Bisnis.com, JAKARTA- Dewan Perwakilan Rakyat (DPR) menyoroti selisih data ekspor tekstil dari China yang merupakan aktivitas impor ke Indonesia, karena dicatat lebih rendah. Terdapat selisih signifikan untuk pakaian jadi dan produk jadi lainnya.
Adapun, selisih data tersebut ditunjukkan oleh Asosiasi Pertekstilan Indonesia (API) yang bersumber dari Trademaps dalam rapat dengar pendapat (RDP) dengan Komisi VII DPR RI, Rabu (10/7/2024).
Anggota Komisi VII DPR RI Fraksi Partai Gerakan Indonesia Raya, Bambang Haryadi mengatakan kondisi tersebut merupakan pekerjan rumah (PR) besar Kementerian Perdagangan.
"Jadi, saya harap Pak Menteri [Zulkifli Hasan] tidak hanya cek gas melon saja tapi ini pencatatan terhadap selisih ini sangat besar kalau data dari API ini betul ini selisih nya besar sekali," kata Bambang.
Menurut Bambang, jika data tersebut benar, maka dapat dikatakan selisihnya merupakan barang impor bodong. Hal tersebut sangat merugikan negara dan akan berdampak pada keberlangsungan industri dalam negeri.
"Kami berharap komisi VII berharap kemendag ke depan lebih aktif, tidak hanya sidak LPG 3kg tapi juga sidak barang masuk dari Tiongkok ini," ujarnya.
Di sisi lain, Bambang menjelaskan bahwa Komisi VII dan pemerintah telah membuat UU Cipta Kerja yang salah satunya untuk melindungi industri dalam negeri, khsususnya dalam hal bahan baku penolong.
Dengan adanya selisih ekspor dan impor dari China itu menunjukkan ketimpangan yang menyebabkan industri produk tekstil terpukul hingga berdampak pada indsutri hulu.
"Karena bagaimana pun dengan banjirnya produk asing, khususnya asing, gimana UMKM bisa jalan? Padahal kami di daerah pilihan melatih masyarakat untuk menjahit," terangnya.
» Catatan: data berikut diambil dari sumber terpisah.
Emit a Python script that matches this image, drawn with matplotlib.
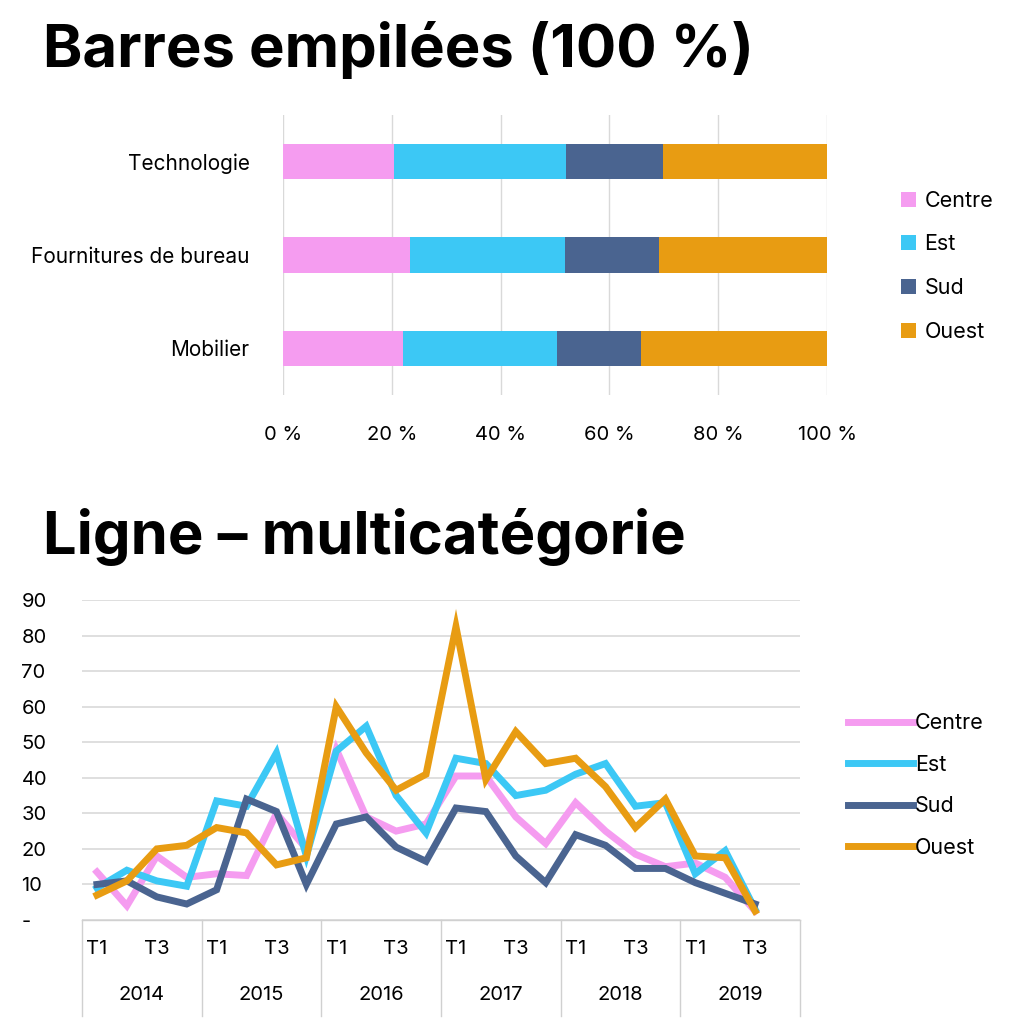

Sebelumnya, Ketua Umum Asosiasi Pertekstilan Indonesia (API) Jemmy Kartiwa mengatakan selisih data yang tercatat oleh API merupakan kode HS 61-63 yang merupakan produk pakaian jadi dan produk jadi lainnya.
Dia mencatat terdapat selisih sebesar US$150,70 juta pada kode HS 61 yaitu barang pakaian dan aksesoris pakaian yang dirajut. Selanjutnya, pada HS 62 selisih sebanyak US$159,93 juta untuk pakaian tidak dirajut, dan kode HS 63 dengan selisih US$249,87 juta untuk barang dari tekstil.
"Jadi bisa kita bayangkan kenapa industri TPT kenapa satu-satu berguguran," ujarnya.